_DATA SHOWN_:
────────────────────────────────────────

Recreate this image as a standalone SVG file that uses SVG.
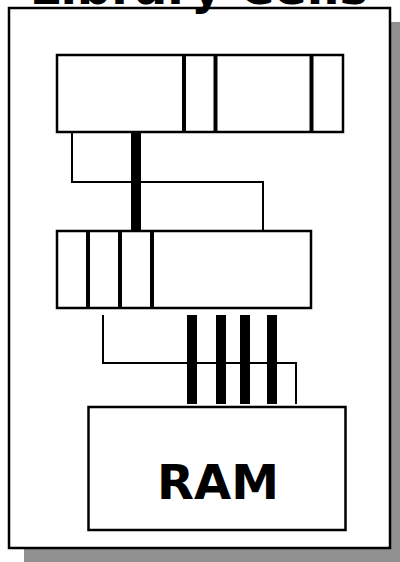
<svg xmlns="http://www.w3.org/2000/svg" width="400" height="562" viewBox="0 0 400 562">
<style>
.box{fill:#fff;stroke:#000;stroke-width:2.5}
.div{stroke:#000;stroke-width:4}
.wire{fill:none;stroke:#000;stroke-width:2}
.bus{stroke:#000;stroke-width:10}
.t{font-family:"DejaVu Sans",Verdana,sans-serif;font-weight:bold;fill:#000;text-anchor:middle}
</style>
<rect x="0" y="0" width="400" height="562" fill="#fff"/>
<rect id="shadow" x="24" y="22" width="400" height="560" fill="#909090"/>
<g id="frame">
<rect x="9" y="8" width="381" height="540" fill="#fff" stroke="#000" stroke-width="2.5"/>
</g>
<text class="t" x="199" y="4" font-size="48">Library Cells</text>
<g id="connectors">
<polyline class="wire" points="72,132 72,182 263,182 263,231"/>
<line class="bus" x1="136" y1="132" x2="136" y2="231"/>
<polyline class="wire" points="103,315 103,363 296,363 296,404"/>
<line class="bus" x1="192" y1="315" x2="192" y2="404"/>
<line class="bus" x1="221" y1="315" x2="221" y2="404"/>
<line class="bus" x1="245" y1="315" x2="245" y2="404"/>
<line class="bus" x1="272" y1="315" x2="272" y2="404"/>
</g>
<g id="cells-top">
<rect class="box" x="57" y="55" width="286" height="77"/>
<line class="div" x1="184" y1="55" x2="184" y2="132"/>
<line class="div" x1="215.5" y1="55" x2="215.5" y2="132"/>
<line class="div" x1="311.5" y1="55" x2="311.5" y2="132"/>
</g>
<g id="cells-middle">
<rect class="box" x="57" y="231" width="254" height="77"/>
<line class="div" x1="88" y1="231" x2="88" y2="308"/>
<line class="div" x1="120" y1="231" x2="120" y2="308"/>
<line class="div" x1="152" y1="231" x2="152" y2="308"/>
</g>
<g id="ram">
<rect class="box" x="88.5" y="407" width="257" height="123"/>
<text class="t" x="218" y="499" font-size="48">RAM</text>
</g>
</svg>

────────────────────────────────────────

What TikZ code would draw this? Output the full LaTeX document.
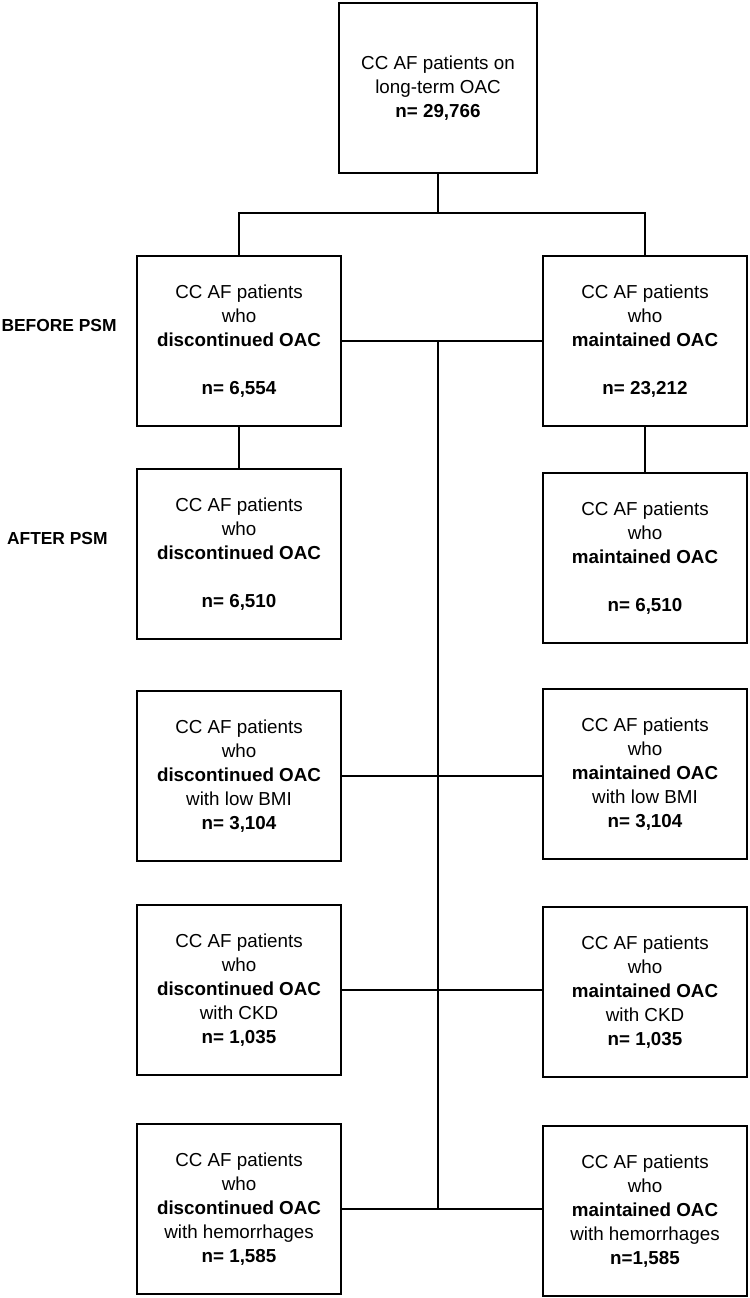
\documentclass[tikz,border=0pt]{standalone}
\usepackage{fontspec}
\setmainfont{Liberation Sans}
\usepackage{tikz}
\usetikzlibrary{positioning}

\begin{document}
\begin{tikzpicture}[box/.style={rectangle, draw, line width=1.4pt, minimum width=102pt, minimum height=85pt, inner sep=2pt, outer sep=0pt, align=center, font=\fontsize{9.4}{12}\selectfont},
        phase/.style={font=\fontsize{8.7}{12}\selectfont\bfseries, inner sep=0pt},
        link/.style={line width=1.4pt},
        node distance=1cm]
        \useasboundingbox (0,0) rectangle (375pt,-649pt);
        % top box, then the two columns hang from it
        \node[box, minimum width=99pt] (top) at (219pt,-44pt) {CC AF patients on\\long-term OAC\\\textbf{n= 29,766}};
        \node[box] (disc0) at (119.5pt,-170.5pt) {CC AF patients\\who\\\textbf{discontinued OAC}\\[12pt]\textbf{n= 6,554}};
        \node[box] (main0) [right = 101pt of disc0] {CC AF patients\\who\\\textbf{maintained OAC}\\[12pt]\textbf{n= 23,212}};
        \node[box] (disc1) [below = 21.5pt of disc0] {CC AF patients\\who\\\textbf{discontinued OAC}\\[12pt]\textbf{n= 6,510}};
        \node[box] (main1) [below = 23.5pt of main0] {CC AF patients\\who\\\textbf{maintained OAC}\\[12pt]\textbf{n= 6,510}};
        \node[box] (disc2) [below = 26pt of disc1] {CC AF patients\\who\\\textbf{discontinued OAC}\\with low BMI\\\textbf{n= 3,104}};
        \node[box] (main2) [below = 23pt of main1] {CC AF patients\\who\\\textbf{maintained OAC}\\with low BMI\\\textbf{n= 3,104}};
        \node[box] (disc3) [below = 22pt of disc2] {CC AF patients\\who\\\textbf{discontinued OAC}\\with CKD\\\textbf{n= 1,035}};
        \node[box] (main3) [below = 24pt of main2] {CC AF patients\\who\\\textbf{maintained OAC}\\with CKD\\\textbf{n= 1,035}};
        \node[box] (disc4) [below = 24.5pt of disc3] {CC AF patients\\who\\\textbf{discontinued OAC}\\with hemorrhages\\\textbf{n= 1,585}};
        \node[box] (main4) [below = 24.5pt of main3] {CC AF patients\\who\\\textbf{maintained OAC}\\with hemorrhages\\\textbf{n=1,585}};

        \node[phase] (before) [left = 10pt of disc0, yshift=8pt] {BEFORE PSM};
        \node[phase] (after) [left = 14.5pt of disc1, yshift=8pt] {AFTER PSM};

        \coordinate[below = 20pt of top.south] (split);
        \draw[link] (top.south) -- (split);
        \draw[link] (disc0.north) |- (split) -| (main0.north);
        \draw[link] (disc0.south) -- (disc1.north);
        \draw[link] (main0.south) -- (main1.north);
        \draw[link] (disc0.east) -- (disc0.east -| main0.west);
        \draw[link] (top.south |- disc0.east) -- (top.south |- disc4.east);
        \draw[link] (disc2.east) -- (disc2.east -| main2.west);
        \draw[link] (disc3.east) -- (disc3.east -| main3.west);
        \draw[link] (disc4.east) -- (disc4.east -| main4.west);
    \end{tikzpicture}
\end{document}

────────────────────────────────────────

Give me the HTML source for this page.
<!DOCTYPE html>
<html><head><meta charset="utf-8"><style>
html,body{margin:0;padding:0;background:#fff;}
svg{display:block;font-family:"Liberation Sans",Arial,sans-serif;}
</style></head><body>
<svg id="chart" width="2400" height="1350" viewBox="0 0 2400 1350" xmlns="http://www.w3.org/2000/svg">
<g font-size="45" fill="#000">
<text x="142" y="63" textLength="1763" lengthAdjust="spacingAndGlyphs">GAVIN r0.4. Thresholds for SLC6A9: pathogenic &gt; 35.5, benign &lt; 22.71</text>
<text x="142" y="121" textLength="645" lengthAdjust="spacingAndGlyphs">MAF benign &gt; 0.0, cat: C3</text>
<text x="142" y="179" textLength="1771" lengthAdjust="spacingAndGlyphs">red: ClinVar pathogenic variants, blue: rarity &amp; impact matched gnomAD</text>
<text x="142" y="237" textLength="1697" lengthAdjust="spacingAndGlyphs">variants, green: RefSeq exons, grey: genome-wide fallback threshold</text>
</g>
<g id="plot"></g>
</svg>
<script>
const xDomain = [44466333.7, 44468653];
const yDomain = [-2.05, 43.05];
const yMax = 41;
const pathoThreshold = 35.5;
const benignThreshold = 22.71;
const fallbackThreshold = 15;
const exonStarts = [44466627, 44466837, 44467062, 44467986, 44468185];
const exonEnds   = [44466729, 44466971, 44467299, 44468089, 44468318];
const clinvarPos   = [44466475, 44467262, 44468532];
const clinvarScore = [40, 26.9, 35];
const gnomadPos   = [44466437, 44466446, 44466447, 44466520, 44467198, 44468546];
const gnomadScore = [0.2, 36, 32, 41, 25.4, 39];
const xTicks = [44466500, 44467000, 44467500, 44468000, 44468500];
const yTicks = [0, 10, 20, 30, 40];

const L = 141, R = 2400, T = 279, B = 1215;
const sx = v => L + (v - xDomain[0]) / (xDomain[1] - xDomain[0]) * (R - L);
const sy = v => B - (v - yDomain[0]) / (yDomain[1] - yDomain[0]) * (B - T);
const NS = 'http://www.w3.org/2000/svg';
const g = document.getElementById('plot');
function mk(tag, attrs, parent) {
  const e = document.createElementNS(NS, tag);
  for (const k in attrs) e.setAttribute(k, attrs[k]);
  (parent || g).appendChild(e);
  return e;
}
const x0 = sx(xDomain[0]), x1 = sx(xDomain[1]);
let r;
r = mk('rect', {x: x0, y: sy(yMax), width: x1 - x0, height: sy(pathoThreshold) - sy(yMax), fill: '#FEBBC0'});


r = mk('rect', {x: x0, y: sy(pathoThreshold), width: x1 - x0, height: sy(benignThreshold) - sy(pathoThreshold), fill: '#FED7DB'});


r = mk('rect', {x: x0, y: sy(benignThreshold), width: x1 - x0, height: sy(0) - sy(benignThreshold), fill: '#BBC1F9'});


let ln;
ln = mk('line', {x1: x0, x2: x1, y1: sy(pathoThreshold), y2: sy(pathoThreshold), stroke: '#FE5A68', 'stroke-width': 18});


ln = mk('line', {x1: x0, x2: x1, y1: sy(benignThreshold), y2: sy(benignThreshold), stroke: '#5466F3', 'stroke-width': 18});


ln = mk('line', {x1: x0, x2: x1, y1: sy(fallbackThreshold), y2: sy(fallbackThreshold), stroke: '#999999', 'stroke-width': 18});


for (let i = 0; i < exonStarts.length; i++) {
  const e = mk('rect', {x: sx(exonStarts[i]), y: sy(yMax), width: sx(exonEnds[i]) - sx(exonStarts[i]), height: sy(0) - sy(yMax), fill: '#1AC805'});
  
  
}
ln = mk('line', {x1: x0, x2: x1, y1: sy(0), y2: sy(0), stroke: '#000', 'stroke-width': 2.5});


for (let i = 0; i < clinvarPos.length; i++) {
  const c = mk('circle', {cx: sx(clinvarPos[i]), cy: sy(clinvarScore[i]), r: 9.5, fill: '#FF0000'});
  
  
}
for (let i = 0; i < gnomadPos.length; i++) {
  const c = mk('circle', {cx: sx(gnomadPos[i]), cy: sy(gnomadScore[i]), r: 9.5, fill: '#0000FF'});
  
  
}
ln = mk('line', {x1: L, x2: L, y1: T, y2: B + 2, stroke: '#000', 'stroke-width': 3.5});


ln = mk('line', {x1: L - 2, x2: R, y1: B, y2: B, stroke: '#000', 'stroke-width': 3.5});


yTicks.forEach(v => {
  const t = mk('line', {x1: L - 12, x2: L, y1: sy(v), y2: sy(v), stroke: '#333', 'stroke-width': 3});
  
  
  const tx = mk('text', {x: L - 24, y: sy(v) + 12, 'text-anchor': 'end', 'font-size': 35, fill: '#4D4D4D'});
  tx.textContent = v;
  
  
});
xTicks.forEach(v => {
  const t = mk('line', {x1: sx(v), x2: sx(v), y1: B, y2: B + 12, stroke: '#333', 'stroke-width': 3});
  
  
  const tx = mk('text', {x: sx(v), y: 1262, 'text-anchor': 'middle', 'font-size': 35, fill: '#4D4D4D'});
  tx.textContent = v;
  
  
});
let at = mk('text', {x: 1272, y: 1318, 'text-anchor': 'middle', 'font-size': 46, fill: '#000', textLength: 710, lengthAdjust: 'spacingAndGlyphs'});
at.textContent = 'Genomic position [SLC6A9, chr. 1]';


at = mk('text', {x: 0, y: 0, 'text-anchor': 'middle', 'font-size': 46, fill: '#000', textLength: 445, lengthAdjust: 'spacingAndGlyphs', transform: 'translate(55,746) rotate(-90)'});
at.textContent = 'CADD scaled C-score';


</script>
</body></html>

────────────────────────────────────────

_PROBLEM TO WORK ON_: Do not include pictures. Give again exactly the lines starting at the one with "What TikZ code" and ending at the one with "24.5pt of main3]", both included.

_FULL ANSWER_:
What TikZ code would draw this? Output the full LaTeX document.
\documentclass[tikz,border=0pt]{standalone}
\usepackage{fontspec}
\setmainfont{Liberation Sans}
\usepackage{tikz}
\usetikzlibrary{positioning}

\begin{document}
\begin{tikzpicture}[box/.style={rectangle, draw, line width=1.4pt, minimum width=102pt, minimum height=85pt, inner sep=2pt, outer sep=0pt, align=center, font=\fontsize{9.4}{12}\selectfont},
        phase/.style={font=\fontsize{8.7}{12}\selectfont\bfseries, inner sep=0pt},
        link/.style={line width=1.4pt},
        node distance=1cm]
        \useasboundingbox (0,0) rectangle (375pt,-649pt);
        % top box, then the two columns hang from it
        \node[box, minimum width=99pt] (top) at (219pt,-44pt) {CC AF patients on\\long-term OAC\\\textbf{n= 29,766}};
        \node[box] (disc0) at (119.5pt,-170.5pt) {CC AF patients\\who\\\textbf{discontinued OAC}\\[12pt]\textbf{n= 6,554}};
        \node[box] (main0) [right = 101pt of disc0] {CC AF patients\\who\\\textbf{maintained OAC}\\[12pt]\textbf{n= 23,212}};
        \node[box] (disc1) [below = 21.5pt of disc0] {CC AF patients\\who\\\textbf{discontinued OAC}\\[12pt]\textbf{n= 6,510}};
        \node[box] (main1) [below = 23.5pt of main0] {CC AF patients\\who\\\textbf{maintained OAC}\\[12pt]\textbf{n= 6,510}};
        \node[box] (disc2) [below = 26pt of disc1] {CC AF patients\\who\\\textbf{discontinued OAC}\\with low BMI\\\textbf{n= 3,104}};
        \node[box] (main2) [below = 23pt of main1] {CC AF patients\\who\\\textbf{maintained OAC}\\with low BMI\\\textbf{n= 3,104}};
        \node[box] (disc3) [below = 22pt of disc2] {CC AF patients\\who\\\textbf{discontinued OAC}\\with CKD\\\textbf{n= 1,035}};
        \node[box] (main3) [below = 24pt of main2] {CC AF patients\\who\\\textbf{maintained OAC}\\with CKD\\\textbf{n= 1,035}};
        \node[box] (disc4) [below = 24.5pt of disc3] {CC AF patients\\who\\\textbf{discontinued OAC}\\with hemorrhages\\\textbf{n= 1,585}};
        \node[box] (main4) [below = 24.5pt of main3] {CC AF patients\\who\\\textbf{maintained OAC}\\with hemorrhages\\\textbf{n=1,585}};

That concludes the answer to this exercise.